Viele Menschen lehnen Stuttgart 21 ab, weil es selbst in der relativ reichen Schwabenmetropole massive soziale Missstände gibt. Die Kinderarmut ist hoch und 3000 Kita-Plätze fehlen. In vielen Schulen bröckelt der Putz von den Decken. Und an den Hochschulen herrscht Mangelverwaltung.

Das alles passt nicht zusammen mit der Verpulverung von Milliarden für ein Wahnsinnsprojekt. Es kommt hinzu, dass in Stuttgart 21 die Milliarden vergraben werden, die für Neubau und Ertüchtigung vieler anderer ökologisch wichtiger Bahnprojekte auf Jahrzehnte fehlen werden. Insoweit ist nicht nur ganz Baden-Württemberg betroffen, sondern auch andere Bundesländer.

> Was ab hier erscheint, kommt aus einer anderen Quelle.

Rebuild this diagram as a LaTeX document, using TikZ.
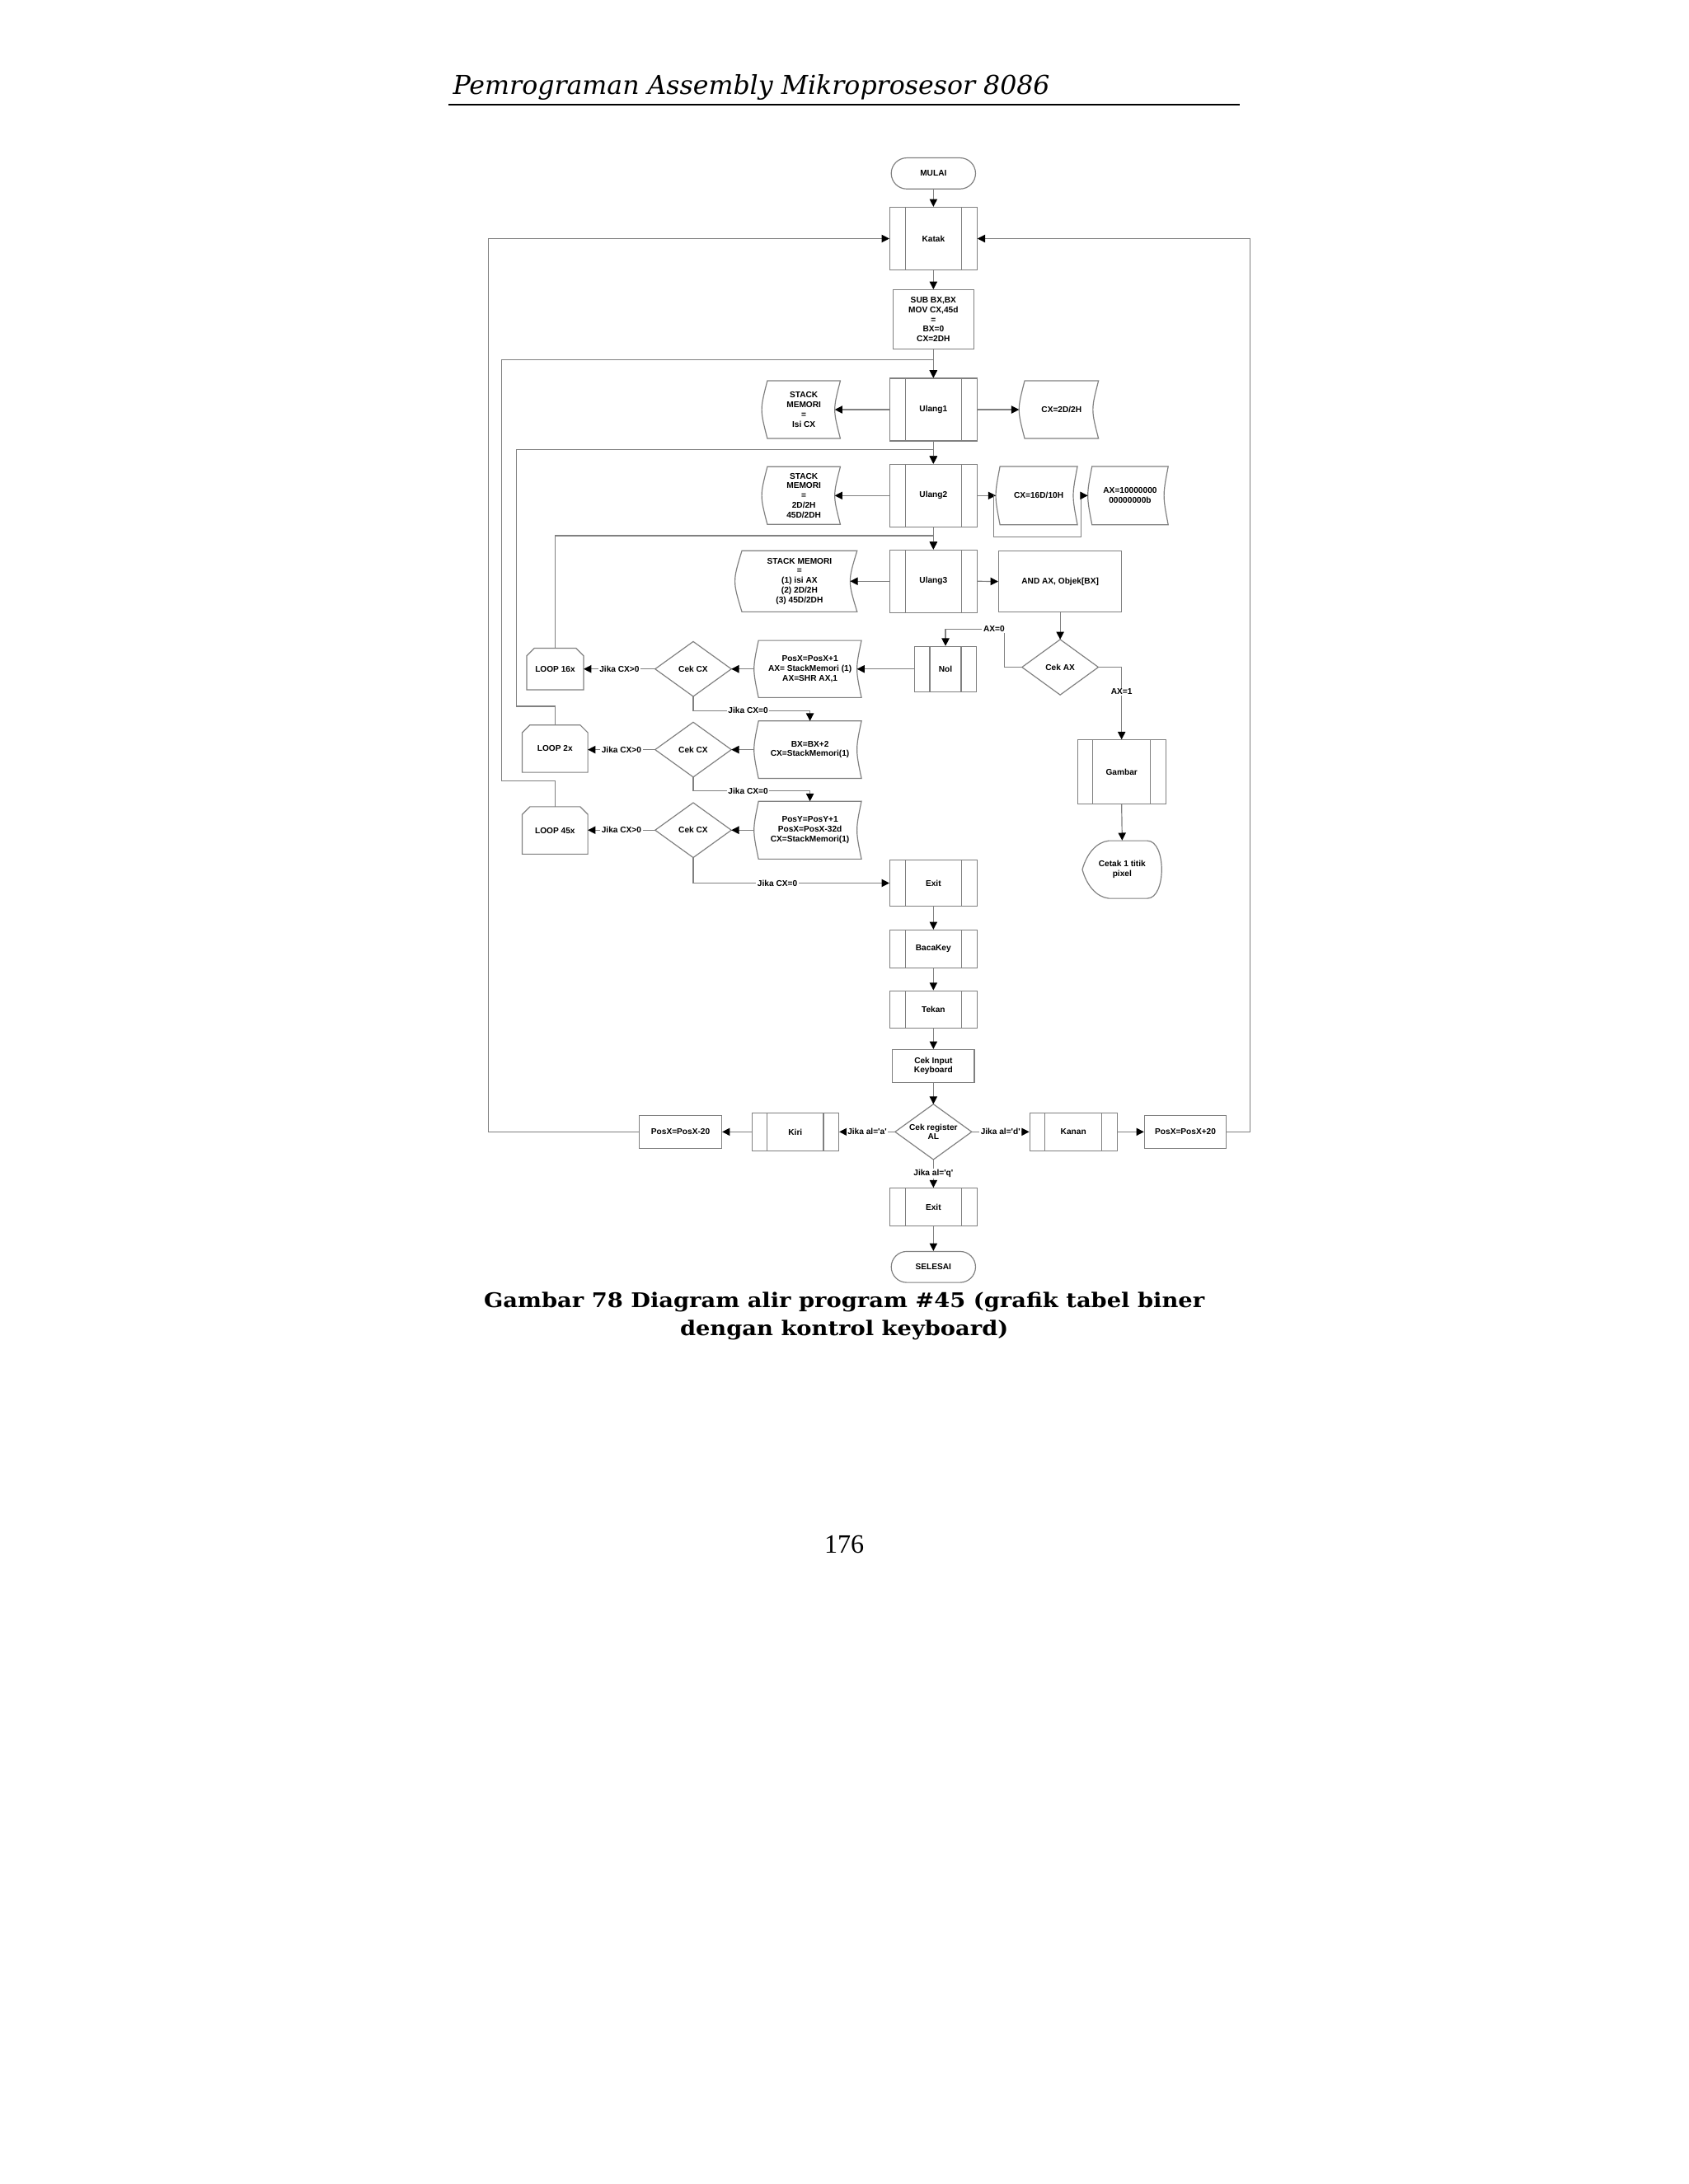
\documentclass[tikz,border=0pt]{standalone}
\usepackage{fontspec}
\usepackage{graphicx}
\usetikzlibrary{arrows.meta,calc,shapes.misc}
\setmainfont{Liberation Serif}
\newfontfamily\dfont{Liberation Sans}
\newfontfamily\hfont{DejaVu Serif}
\definecolor{lg}{HTML}{808080}
\tikzset{
 lbl/.style={font=\dfont\bfseries\fontsize{6}{7}\selectfont, align=center, inner sep=0pt, text=black},
 shp/.style={draw=lg, line width=0.7pt},
 term/.style={lbl, shp, rounded rectangle, minimum width=60.5pt, minimum height=22.3pt},
 pbox/.style={lbl, shp, rectangle},
 predef/.style={pbox, path picture={\draw[lg, line width=0.7pt]
   ([xshift=11pt]path picture bounding box.north west) -- ([xshift=11pt]path picture bounding box.south west)
   ([xshift=-11pt]path picture bounding box.north east) -- ([xshift=-11pt]path picture bounding box.south east);}},
 free/.style={lbl, rectangle},
 conn/.style={draw=lg, line width=0.7pt, -{Triangle[length=5.5pt,width=5.5pt,color=black,fill=black]}},
 tag/.style={lbl, fill=white, inner xsep=1pt, inner ysep=0.6pt},
 captxt/.style={font=\hfont\bfseries\fontsize{14.5}{19}\selectfont, anchor=base, inner sep=0pt},
}
\newcommand\mySD[2]{\draw[shp] (#1.north west) -- (#1.north east)
  .. controls ([xshift=-#2*1.333pt]#1.east) .. (#1.south east) -- (#1.south west)
  .. controls ([xshift=-#2*1.333pt]#1.west) .. (#1.north west) -- cycle;}
\newcommand\myLoop[1]{\draw[shp] (#1.south west) -- ([yshift=-5.5pt]#1.north west) -- ([xshift=5.5pt]#1.north west)
  -- ([xshift=-5.5pt]#1.north east) -- ([yshift=-5.5pt]#1.north east) -- (#1.south east) -- cycle;}
\newcommand\myDia[1]{\draw[shp] (#1.north) -- (#1.east) -- (#1.south) -- (#1.west) -- cycle;}
\begin{document}
\begin{tikzpicture}[x=1pt,y=-1pt]
\fill[white] (0,0) rectangle (1212,1568);
\useasboundingbox (0,0) rectangle (1212,1568);

% header
\node[font=\hfont\itshape\fontsize{18.7}{22}\selectfont, anchor=base west, inner sep=0pt] (hdr) at (325,68) {Pemrograman Assembly Mikroprosesor 8086};
\draw[line width=1.2pt] (322,75) -- (890,75);

% main column
\node[term] (mulai) at (670,124.5) {MULAI};
\node[predef, minimum width=62.5pt, minimum height=45pt] (katak) at (670,171.3) {Katak};
\node[pbox, minimum width=58.2pt, minimum height=42.5pt] (sub) at (670,229.3) {SUB BX,BX\\MOV CX,45d\\=\\BX=0\\CX=2DH};
\node[predef, minimum width=62.5pt, minimum height=45pt] (u1) at (670,294.1) {Ulang1};
\node[free, minimum width=52pt, minimum height=41pt] (st1) at (577,294.1) {STACK\\MEMORI\\=\\Isi CX};
\node[free, minimum width=52.6pt, minimum height=41pt] (cx1) at (762,294.1) {CX=2D/2H};
\node[predef, minimum width=62.5pt, minimum height=45pt] (u2) at (670,355.8) {Ulang2};
\node[free, minimum width=52pt, minimum height=41pt] (st2) at (577,355.8) {STACK\\MEMORI\\=\\2D/2H\\45D/2DH};
\node[free, minimum width=55.2pt, minimum height=41.5pt] (cx2) at (745.6,355.8) {CX=16D/10H};
\node[free, minimum width=54.3pt, minimum height=41.5pt] (ax) at (811.2,355.8) {AX=10000000\\00000000b};
\node[predef, minimum width=62.5pt, minimum height=45pt] (u3) at (670,417.3) {Ulang3};
\node[free, minimum width=82.3pt, minimum height=43.5pt] (st3) at (573.9,417.3) {STACK MEMORI\\=\\(1) isi AX\\(2) 2D/2H\\(3) 45D/2DH};
\node[pbox, minimum width=88.3pt, minimum height=44pt] (and) at (761,417.5) {AND AX, Objek[BX]};
\node[free, minimum width=54.4pt, minimum height=39.4pt] (cekax) at (761,479) {Cek AX};
\node[predef, minimum width=44.5pt, minimum height=32.4pt] (nol) at (678.7,480.3) {Nol};
\node[predef, minimum width=63.4pt, minimum height=45.9pt] (gambar) at (805.1,554.2) {Gambar};
\node[free, minimum width=56.8pt, minimum height=41.4pt] (cetak) at (805.5,624.3) {Cetak 1 titik\\pixel};

\node[free, minimum width=73.5pt, minimum height=40.6pt] (px1) at (581.4,480.3) {PosX=PosX+1\\AX= StackMemori (1)\\AX=SHR AX,1};
\node[free, minimum width=73.5pt, minimum height=40.8pt] (bx) at (581.4,538.2) {BX=BX+2\\CX=StackMemori(1)};
\node[free, minimum width=73.5pt, minimum height=41.1pt] (py) at (581.4,596) {PosY=PosY+1\\PosX=PosX-32d\\CX=StackMemori(1)};
\node[free, minimum width=54.3pt, minimum height=39pt] (cc1) at (497.6,480.3) {Cek CX};
\node[free, minimum width=54.3pt, minimum height=39pt] (cc2) at (497.6,538.2) {Cek CX};
\node[free, minimum width=54.3pt, minimum height=39pt] (cc3) at (497.6,596) {Cek CX};
\node[free, minimum width=40.5pt, minimum height=29.5pt] (lp1) at (398.5,480.3) {LOOP 16x};
\node[free, minimum width=46.7pt, minimum height=33.6pt] (lp2) at (398.4,537.5) {LOOP 2x};
\node[free, minimum width=46.7pt, minimum height=33.6pt] (lp3) at (398.4,596.2) {LOOP 45x};

\node[predef, minimum width=62.5pt, minimum height=33.1pt] (ex1) at (670,634) {Exit};
\node[predef, minimum width=62.5pt, minimum height=27.2pt] (baca) at (670,681.3) {BacaKey};
\node[predef, minimum width=62.5pt, minimum height=27pt] (tekan) at (670,724.8) {Tekan};
\node[pbox, minimum width=58.8pt, minimum height=23.6pt] (cin) at (670,765.3) {Cek Input\\Keyboard};
\node[free, minimum width=54.6pt, minimum height=39.4pt] (cal) at (670,812.6) {Cek register\\AL};
\node[predef, minimum width=62.3pt, minimum height=27.2pt] (kiri) at (570.9,812.6) {Kiri};
\node[pbox, minimum width=59.1pt, minimum height=23.7pt] (pxm) at (488.5,812.6) {PosX=PosX-20};
\node[predef, minimum width=62.7pt, minimum height=27pt] (kanan) at (770.5,812.6) {Kanan};
\node[pbox, minimum width=58.8pt, minimum height=23.7pt] (pxp) at (850.9,812.6) {PosX=PosX+20};
\node[predef, minimum width=62.5pt, minimum height=27.1pt] (ex2) at (670,866.6) {Exit};
\node[term] (selesai) at (670,909.6) {SELESAI};

% outlines of special shapes
\mySD{st1}{4}
\mySD{cx1}{4}
\mySD{st2}{4}
\mySD{cx2}{3}
\mySD{ax}{3}
\mySD{st3}{5}
\mySD{px1}{3.2}
\mySD{bx}{3.2}
\mySD{py}{3.2}
\myDia{cekax}
\myDia{cc1}
\myDia{cc2}
\myDia{cc3}
\myDia{cal}
\myLoop{lp1}
\myLoop{lp2}
\myLoop{lp3}
\draw[shp] (cetak.west) .. controls (780,613) and (787,604.5) .. (796,603.6) -- (823.5,603.6)
  .. controls (837.3,603.6) and (837.3,645) .. (823.5,645) -- (796,645)
  .. controls (787,644.1) and (780,635.6) .. (cetak.west) -- cycle;

% connectors
\draw[conn] (mulai.south) -- (katak.north);
\draw[conn] (katak.south) -- (sub.north);
\draw[conn] (sub.south) -- (u1.north);
\draw[conn] (u1.south) -- (u2.north);
\draw[conn] (u2.south) -- (u3.north);
\draw[conn] (u1.west) -- ([xshift=-4pt]st1.east);
\draw[conn] (u1.east) -- ([xshift=-4pt]cx1.west);
\draw[conn] (u2.west) -- ([xshift=-4pt]st2.east);
\draw[conn] (u2.east) -- ([xshift=-3pt]cx2.west);
\coordinate (br) at (713.5,355.8);
\draw[conn] (br) -- (713.5,385.6) -- (776,385.6) -- (776,355.8) -- ([xshift=-3pt]ax.west);
\draw[conn] (u3.west) -- ([xshift=-5pt]st3.east);
\draw[conn] (u3.east) -- (and.west);
\draw[conn] (and.south) -- (cekax.north);
\draw[conn] (cekax.west) -- (721,479) -- (721,451.7) -| (nol.north);
\node[tag] (ax0) at (713.5,451.7) {AX=0};
\draw[conn] (cekax.east) -| (gambar.north);
\node[tag] (ax1) at (805.1,496.7) {AX=1};
\draw[conn] (gambar.south) -- (cetak.north);
\draw[conn] (nol.west) -- ([xshift=-3.2pt]px1.east);
\draw[conn] ([xshift=-3.2pt]px1.west) -- (cc1.east);
\draw[conn] ([xshift=-3.2pt]bx.west) -- (cc2.east);
\draw[conn] ([xshift=-3.2pt]py.west) -- (cc3.east);
\draw[conn] (cc1.west) -- (lp1.east) node[tag, midway] {Jika CX>0};
\draw[conn] (cc2.west) -- (lp2.east |- cc2.west) node[tag, midway] {Jika CX>0};
\draw[conn] (cc3.west) -- (lp3.east |- cc3.west) node[tag, midway] {Jika CX>0};
\draw[conn] (cc1.south) -- ++(0,10.2) -| (bx.north);
\node[tag] (j0a) at (537,509.9) {Jika CX=0};
\draw[conn] (cc2.south) -- ++(0,10) -| (py.north);
\node[tag] (j0b) at (537,567.7) {Jika CX=0};
\draw[conn] (cc3.south) |- (ex1.west);
\node[tag] (j0c) at (558,634) {Jika CX=0};
\coordinate (j3) at (670,384.6);
\draw[conn] (lp1.north) |- (j3) -- (u3.north);
\coordinate (j2) at (670,322.9);
\draw[conn] (lp2.north) -- ++(0,-13.4) -| (370.5,322.9) -- (j2) -- (u2.north);
\coordinate (j1) at (670,258.4);
\draw[conn] (lp3.north) -- ++(0,-18.4) -| (360,258.4) -- (j1) -- (u1.north);
\draw[conn] (pxm.west) -- (350.6,812.6) |- (katak.west);
\draw[conn] (pxp.east) -- (897.5,812.6) |- (katak.east);
\draw[conn] (ex1.south) -- (baca.north);
\draw[conn] (baca.south) -- (tekan.north);
\draw[conn] (tekan.south) -- (cin.north);
\draw[conn] (cin.south) -- (cal.north);
\draw[conn] (cal.west) -- (kiri.east) node[tag, midway] {Jika al='a'};
\draw[conn] (kiri.west) -- (pxm.east);
\draw[conn] (cal.east) -- (kanan.west) node[tag, midway] {Jika al='d'};
\draw[conn] (kanan.east) -- (pxp.west);
\draw[conn] (cal.south) -- (ex2.north) node[tag, midway] {Jika al='q'};
\draw[conn] (ex2.south) -- (selesai.north);

% caption and page number
\node[captxt] (cap1) at (606,939) {\scalebox{1.115}[1]{Gambar 78 Diagram alir program \#45 (grafik tabel biner}};
\node[captxt] (cap2) at (606,958.6) {\scalebox{1.115}[1]{dengan kontrol keyboard)}};
\node[font=\fontsize{19}{22}\selectfont, anchor=base, inner sep=0pt] (pg) at (606,1115) {176};
\end{tikzpicture}
\end{document}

Merkel lehnt eine sofortige Volksbefragung ab. "Die Landtagswahl im nächsten Jahr ist die Befragung der Bürger über die Zukunft Baden-Württembergs, über Stuttgart 21," so Merkel. Mit dem sich abzeichnenden Untergang von Schwarz-Gelb in Baden-Württemberg wird sie sich selbst eine weitere, schwere Niederlage einhandeln.